DATA SUPPLIED:
####################
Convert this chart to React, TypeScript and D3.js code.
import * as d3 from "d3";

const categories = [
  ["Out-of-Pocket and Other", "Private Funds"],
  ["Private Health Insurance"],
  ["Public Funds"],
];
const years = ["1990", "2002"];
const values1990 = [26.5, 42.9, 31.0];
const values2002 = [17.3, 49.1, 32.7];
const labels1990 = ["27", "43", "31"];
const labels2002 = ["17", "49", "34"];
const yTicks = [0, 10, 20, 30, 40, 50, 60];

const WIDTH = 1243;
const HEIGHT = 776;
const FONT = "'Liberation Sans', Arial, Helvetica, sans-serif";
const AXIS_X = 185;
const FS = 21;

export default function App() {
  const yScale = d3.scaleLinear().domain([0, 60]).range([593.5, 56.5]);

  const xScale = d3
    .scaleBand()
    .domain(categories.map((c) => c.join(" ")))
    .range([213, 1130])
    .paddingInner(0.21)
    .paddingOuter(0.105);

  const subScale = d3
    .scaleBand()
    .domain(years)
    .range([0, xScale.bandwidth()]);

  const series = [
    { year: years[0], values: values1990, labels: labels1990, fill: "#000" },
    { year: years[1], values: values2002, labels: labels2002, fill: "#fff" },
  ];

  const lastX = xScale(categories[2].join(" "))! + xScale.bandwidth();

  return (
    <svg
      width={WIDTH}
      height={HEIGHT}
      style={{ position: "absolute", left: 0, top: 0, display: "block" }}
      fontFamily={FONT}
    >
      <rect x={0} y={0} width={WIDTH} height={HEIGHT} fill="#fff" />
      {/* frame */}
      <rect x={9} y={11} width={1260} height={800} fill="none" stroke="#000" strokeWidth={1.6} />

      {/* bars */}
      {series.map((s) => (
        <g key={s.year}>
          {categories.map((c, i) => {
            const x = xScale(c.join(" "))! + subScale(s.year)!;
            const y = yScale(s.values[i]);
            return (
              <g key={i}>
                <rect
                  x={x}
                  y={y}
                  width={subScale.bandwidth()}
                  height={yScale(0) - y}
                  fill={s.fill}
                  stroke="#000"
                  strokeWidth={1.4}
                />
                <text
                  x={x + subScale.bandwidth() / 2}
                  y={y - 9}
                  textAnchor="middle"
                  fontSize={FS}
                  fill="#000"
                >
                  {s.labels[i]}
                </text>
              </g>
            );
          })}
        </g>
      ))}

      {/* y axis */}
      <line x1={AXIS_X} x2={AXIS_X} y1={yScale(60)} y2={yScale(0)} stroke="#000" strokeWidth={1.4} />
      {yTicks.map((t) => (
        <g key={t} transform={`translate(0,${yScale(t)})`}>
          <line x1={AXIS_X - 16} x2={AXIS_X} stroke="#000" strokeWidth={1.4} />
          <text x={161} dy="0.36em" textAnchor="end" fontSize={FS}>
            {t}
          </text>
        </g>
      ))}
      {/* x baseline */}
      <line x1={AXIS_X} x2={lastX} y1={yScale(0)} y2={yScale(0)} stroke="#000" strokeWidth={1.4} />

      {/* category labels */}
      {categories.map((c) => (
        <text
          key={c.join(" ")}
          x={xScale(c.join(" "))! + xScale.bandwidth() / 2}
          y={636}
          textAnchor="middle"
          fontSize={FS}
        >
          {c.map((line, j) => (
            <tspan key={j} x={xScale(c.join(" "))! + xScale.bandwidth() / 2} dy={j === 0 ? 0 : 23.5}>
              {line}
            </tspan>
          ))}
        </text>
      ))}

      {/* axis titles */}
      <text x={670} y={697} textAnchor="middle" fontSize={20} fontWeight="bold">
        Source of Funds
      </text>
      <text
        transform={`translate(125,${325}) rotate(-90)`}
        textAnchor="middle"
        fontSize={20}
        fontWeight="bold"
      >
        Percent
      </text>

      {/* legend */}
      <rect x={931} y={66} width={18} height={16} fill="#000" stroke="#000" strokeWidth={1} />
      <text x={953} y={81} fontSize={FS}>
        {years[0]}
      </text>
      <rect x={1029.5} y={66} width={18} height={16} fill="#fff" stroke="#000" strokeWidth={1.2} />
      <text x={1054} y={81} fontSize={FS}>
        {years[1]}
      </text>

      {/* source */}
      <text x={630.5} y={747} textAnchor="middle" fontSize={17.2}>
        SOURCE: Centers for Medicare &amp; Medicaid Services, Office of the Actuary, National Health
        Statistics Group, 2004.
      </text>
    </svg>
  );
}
####################
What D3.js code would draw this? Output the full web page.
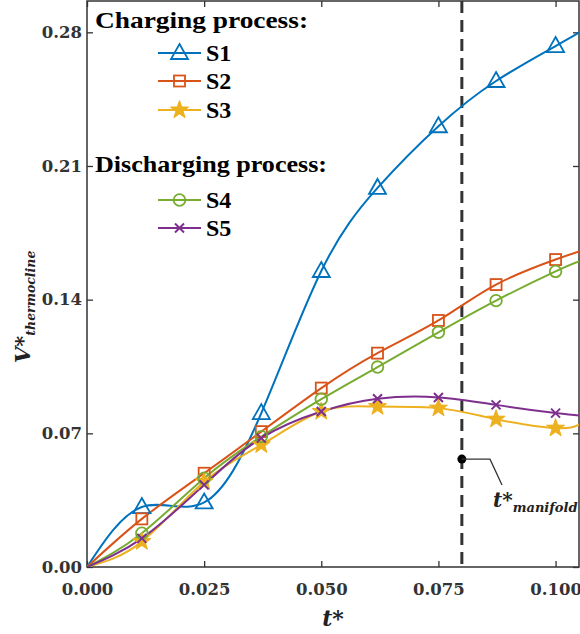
####################
WRITTEN INSTRUCTION: Your task is to repeat exactly the lines from the one that contains "Convert this chart" through the one that contains "import * as", with both end lines included.

THE RESULT:
Convert this chart to React, TypeScript and D3.js code.
import * as d3 from "d3";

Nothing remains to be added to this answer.